Not all organizations face the same business risks associated with application failure, and the cost of software quality certainly varies across industries. Remember: The cost of quality isn’t the price of creating quality software; it’s the penalty or risk incurred by failing to deliver quality software. Given that, one thing that doesn’t vary is the fact that organizations that test in production don’t necessarily advertise that they’re relegating a large part of their quality process to unsuspecting customers.

All too often, application updates in a continuous-delivery process are tiered. Updates are premiered at the lowest tier, using the lowest-priority clients as guinea pigs who unwittingly serve as real-time user-acceptance testers. If this real-time user-acceptance testing doesn’t indicate any major problems, the updates are then pushed out to higher-value customers.

However, if the “early adopters” report significant issues in the updated version, the organization rolls it back, tries to resolve the problems, and then starts the tiered process all over again. The organization recognizes that they are putting a certain percentage of their users at risk, but they consider this a necessary evil for getting the release out into the field.

Do you remember when the media exposed the use of “pink slime” as a meat additive? If not, you can see this video for a refresher course on all the grizzly details. Organizations leveraging their unconsenting and unaware users as QA are the equivalent of the meat industry using pink slime: It’s an unpleasant business reality that they would prefer to keep hidden.

Although the use of pink slime might have been a “cash cow” for the beef industry for many years, the exposure of this practice has already driven at least one beef producer to bankruptcy and forced the industry as a whole to think long and hard about whether the business risks are truly worth the cost savings. Likewise, backlash stemming from the current media spotlight on software failures—both functional glitches and security breaches—is starting to force our industry to reassess the true cost of quality for software.

Rollback as a quality strategy undeniably places the user experience at risk. With application switching costs at an all-time low, you’re really opening the door to defection caused by poor user experiences. For example, consider the recent proliferation of Yahoo Mail frustrations that reportedly prompted a mass migration to Gmail and other providers.

Moreover, if the users are actually paying subscribers/customers, it’s even worse: You’re forcing people to pay you in exchange for the “opportunity” to serve as your guinea pig. Once some lower-tier paying customers discover that their dollar is not as valuable as other people’s dollar, you’ve got a big problem.

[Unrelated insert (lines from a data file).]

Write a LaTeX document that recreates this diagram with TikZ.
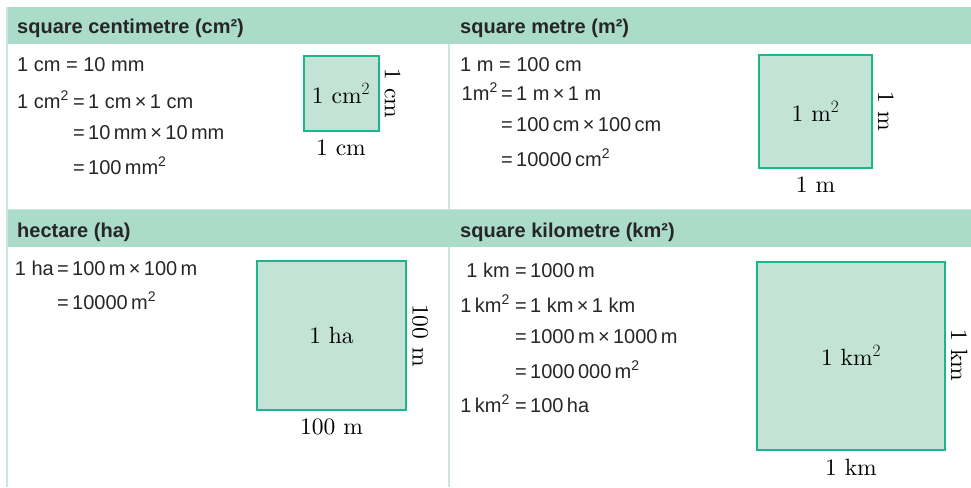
\documentclass[tikz,border=0pt]{standalone}
\usepackage{fontspec}
\usetikzlibrary{positioning}
\newfontfamily\eqfont{Liberation Sans}
\newfontfamily\sqfont{lmroman10-regular.otf}
\newcommand{\sqr}{\textsuperscript{2}}
\definecolor{headgreen}{HTML}{ABDBC9}
\definecolor{rulegreen}{HTML}{C8E8DD}
\definecolor{sqfill}{HTML}{C2E3D5}
\definecolor{sqedge}{HTML}{1DB58C}

\begin{document}
\begin{tikzpicture}[x=1pt, y=-1pt]
  % Define styles
  \tikzstyle{header}=[anchor=base west, inner sep=0pt, text=black!85, font=\eqfont\fontsize{20}{24}\selectfont\bfseries]
  \tikzstyle{eqn}=[inner sep=0pt, text=black!85, font=\eqfont\fontsize{20}{24}\selectfont]
  \tikzstyle{lhs}=[eqn, anchor=base east]
  \tikzstyle{rhs}=[eqn, anchor=base west]
  \tikzstyle{unitsq}=[rectangle, draw=sqedge, fill=sqfill, line width=2pt, font=\sqfont\fontsize{23.5}{28}\selectfont]
  \tikzstyle{botlab}=[inner sep=0pt, font=\sqfont\fontsize{23.5}{28}\selectfont]
  \tikzstyle{sidelab}=[rotate=-90, anchor=south, inner sep=5pt, font=\sqfont\fontsize{23.5}{28}\selectfont]
  \tikzstyle{rule}=[draw=rulegreen, line width=1.5pt]

  \fill[white] (0,0) rectangle (971,487);
  \useasboundingbox (0,0) rectangle (971,487);

  % Header bars and frame
  \fill[headgreen] (7,7) rectangle (971,44);
  \fill[headgreen] (7,210) rectangle (971,247);
  \draw[rule] (7,7) -- (7,487);
  \draw[rule] (449,44) -- (449,209);
  \draw[rule] (449,247) -- (449,487);
  \draw[rule, line width=1pt] (7,209) -- (971,209);

  % Headers
  \node[header] (hcm) at (17,34) {square centimetre (cm²)};
  \node[header] (hm) at (460,34) {square metre (m²)};
  \node[header] (hha) at (17,237) {hectare (ha)};
  \node[header] (hkm) at (460,237) {square kilometre (km²)};

  % Square centimetre
  \node[rhs] (cmdef) at (17,71) {1 cm = 10 mm};
  \node[lhs] (cmA) at (69,108) {1 cm\sqr};
  \node[rhs] (cmB) at (73,108) {=\,1 cm\,×\,1 cm};
  \node[rhs] (cmC) at (73,139) {=\,10\,mm\,×\,10\,mm};
  \node[rhs] (cmD) at (73,174) {=\,100\,mm\sqr};
  \node[unitsq, minimum size=75pt] (cmsq) at (341,93.5) {1 cm$^2$};
  \node[sidelab] (cmside) at (cmsq.east) {1 cm};
  \node[botlab, below=8pt of cmsq] (cmbot) {1 cm};

  % Square metre
  \node[rhs] (mdef) at (460,71) {1 m = 100 cm};
  \node[lhs] (mA) at (498,100) {1m\sqr};
  \node[rhs] (mB) at (501,100) {=\,1 m\,×\,1 m};
  \node[rhs] (mC) at (501,131) {=\,100\,cm\,×\,100\,cm};
  \node[rhs] (mD) at (501,166) {=\,10000\,cm\sqr};
  \node[unitsq, minimum size=113pt] (msq) at (815.5,111.5) {1 m$^2$};
  \node[sidelab] (mside) at (msq.east) {1 m};
  \node[botlab, below=8pt of msq] (mbot) {1 m};

  % Hectare
  \node[lhs] (haA) at (54,275) {1 ha};
  \node[rhs] (haB) at (57,275) {=\,100\,m\,×\,100\,m};
  \node[rhs] (haC) at (57,309) {=\,10000\,m\sqr};
  \node[unitsq, minimum size=149pt] (hasq) at (331.5,335.5) {1 ha};
  \node[sidelab] (haside) at (hasq.east) {100 m};
  \node[botlab, below=8pt of hasq] (habot) {100 m};

  % Square kilometre
  \node[lhs] (kmA) at (510,277) {1 km};
  \node[rhs] (kmB) at (515,277) {=\,1000\,m};
  \node[lhs] (kmC) at (510,312) {1\,km\sqr};
  \node[rhs] (kmD) at (515,312) {=\,1 km\,×\,1 km};
  \node[rhs] (kmE) at (515,343) {=\,1000\,m\,×\,1000\,m};
  \node[rhs] (kmF) at (515,378) {=\,1000\,000\,m\sqr};
  \node[lhs] (kmG) at (510,412) {1\,km\sqr};
  \node[rhs] (kmH) at (515,412) {=\,100\,ha};
  \node[unitsq, minimum size=188pt] (kmsq) at (851,355.5) {1 km$^2$};
  \node[sidelab] (kmside) at (kmsq.east) {1 km};
  \node[botlab, below=8pt of kmsq] (kmbot) {1 km};
\end{tikzpicture}
\end{document}
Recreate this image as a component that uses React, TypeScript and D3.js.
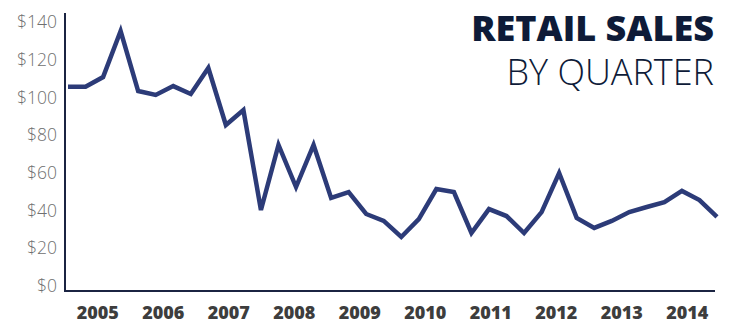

All this being said, using your customers as real-time user acceptance testers can be a business strategy. However, if software professionals decide to take this route, we really need to ensure that two minimum requirements are met. First, the business must overtly recognize that this practice is part of the organization’s overall execution strategy. Second, the business must truly understand the potential risk or cost of quality associated with this practice.